Of course there are all sorts of implications to a yes vote, not the least of which is what kind of economic impact it will have on England, on the United States, and the world.  If Scotland wants to make a statement to the world this could very well be Scotland’s day.  So if you’re one of those Scots that are 16 years old or older and done voting or you’re in the States and can’t vote today, then what better than a brief celebration of all things Scottish?  As Mike Myers’ character Stuart Rankin, proprietor of the store “All Things Scottish,” said on Saturday Night Live, “If it’s not Scottish, it’s crap.”

Sean Connery

Scotland is well known for its inventors and their inventions.  You wouldn’t be reading this website or surfing the Internet at all without the communications technologies that sprouted from Alexander Graham Bell’s telephone.  John Logie Baird would invent the first television.  Scots invented the refrigerator and the flush toilet, the kaleidoscope and the lawnmower.  And–shazam–James Goodfellow invented ATMs so we can get money to buy stuff on nearly any street corner.

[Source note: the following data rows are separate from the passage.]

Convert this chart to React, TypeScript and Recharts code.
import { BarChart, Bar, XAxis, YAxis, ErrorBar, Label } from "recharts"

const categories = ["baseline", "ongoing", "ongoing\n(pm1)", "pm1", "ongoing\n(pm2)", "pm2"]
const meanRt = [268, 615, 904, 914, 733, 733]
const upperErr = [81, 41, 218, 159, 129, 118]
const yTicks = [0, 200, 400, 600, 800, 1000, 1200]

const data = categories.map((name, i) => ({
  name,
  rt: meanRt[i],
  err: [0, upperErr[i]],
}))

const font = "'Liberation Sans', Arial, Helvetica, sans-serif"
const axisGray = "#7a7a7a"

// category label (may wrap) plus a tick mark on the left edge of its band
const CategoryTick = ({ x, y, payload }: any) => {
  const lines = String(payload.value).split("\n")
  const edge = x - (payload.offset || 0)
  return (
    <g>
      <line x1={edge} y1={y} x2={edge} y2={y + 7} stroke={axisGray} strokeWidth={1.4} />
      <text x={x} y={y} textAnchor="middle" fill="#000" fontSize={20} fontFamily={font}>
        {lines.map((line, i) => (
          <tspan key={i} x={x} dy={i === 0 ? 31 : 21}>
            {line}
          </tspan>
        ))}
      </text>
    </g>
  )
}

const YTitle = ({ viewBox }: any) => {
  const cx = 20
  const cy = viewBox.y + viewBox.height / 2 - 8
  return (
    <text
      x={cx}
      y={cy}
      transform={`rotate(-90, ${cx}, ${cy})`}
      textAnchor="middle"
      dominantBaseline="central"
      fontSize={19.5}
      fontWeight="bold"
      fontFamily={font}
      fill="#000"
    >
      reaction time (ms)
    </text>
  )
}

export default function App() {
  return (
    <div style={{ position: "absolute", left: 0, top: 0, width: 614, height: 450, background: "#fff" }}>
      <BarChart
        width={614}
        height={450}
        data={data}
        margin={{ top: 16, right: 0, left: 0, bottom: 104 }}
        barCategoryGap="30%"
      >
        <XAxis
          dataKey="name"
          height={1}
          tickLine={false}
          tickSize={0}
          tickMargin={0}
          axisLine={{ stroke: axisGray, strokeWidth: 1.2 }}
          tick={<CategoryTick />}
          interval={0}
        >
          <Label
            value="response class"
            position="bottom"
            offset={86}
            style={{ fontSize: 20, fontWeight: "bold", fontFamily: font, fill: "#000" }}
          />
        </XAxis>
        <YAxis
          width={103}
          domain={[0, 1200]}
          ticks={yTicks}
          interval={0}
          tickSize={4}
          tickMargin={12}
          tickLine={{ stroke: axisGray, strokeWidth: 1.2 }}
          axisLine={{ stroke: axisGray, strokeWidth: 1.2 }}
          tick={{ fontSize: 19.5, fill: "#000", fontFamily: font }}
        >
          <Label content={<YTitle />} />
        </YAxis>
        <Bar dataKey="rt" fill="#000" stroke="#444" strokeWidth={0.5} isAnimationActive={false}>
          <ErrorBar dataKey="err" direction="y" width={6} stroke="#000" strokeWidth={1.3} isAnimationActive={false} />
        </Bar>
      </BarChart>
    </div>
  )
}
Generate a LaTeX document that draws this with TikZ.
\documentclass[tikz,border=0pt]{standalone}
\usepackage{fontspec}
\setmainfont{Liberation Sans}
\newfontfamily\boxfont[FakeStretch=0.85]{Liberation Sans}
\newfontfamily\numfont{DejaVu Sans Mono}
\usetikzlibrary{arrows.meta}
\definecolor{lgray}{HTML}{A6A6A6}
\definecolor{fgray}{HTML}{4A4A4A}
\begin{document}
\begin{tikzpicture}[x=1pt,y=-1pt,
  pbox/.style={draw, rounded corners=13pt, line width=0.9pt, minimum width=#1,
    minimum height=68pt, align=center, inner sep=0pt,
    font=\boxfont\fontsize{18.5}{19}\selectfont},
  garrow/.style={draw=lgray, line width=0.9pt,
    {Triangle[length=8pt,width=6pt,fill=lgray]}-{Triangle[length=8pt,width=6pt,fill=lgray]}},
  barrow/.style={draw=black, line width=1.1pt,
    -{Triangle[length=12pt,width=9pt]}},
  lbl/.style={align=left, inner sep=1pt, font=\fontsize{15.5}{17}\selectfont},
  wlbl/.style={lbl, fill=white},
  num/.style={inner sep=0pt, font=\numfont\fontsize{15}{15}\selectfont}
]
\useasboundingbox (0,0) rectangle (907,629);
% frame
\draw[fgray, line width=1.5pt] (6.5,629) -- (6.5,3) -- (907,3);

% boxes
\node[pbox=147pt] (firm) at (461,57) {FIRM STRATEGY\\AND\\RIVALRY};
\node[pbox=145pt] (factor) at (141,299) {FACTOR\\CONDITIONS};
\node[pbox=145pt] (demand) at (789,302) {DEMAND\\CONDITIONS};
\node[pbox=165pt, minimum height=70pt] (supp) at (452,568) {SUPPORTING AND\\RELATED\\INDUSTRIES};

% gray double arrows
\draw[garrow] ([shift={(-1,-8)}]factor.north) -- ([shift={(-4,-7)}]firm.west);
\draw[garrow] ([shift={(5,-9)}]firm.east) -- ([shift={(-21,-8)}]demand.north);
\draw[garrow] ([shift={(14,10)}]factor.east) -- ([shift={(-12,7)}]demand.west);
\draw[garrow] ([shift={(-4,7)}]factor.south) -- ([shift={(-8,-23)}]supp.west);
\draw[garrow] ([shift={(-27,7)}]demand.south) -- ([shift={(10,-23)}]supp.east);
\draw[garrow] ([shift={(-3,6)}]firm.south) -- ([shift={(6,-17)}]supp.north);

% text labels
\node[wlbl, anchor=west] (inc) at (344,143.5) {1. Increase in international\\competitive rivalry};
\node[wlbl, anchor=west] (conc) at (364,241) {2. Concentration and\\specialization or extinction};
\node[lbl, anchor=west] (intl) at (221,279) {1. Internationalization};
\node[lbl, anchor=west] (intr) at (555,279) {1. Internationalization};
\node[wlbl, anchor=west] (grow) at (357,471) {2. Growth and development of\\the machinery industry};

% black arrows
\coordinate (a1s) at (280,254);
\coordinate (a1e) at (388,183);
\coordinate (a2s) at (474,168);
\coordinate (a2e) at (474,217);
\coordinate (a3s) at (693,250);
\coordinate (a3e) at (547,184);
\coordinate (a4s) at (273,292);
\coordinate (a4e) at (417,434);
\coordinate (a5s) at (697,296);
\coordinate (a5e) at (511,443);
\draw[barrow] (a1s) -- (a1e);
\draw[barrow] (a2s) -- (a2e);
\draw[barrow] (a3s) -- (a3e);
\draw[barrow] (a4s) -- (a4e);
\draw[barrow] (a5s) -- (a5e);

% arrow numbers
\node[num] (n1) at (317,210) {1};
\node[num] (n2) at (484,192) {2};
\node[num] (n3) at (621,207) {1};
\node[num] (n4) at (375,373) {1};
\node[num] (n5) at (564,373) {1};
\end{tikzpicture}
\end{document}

Our future is defined in part by the adventures of a Scot in space–James Doohan’s Commander Montgomery “Scotty” Scott from Star Trek, an engineering miracle worker who exemplifies Scottish ingenuity.  And of course, there’s James Bond, the character, whose parents were Scottish, and Sir Sean Connery, the Scottish actor, the most famous Bond, and a supporter of today’s “yes” vote.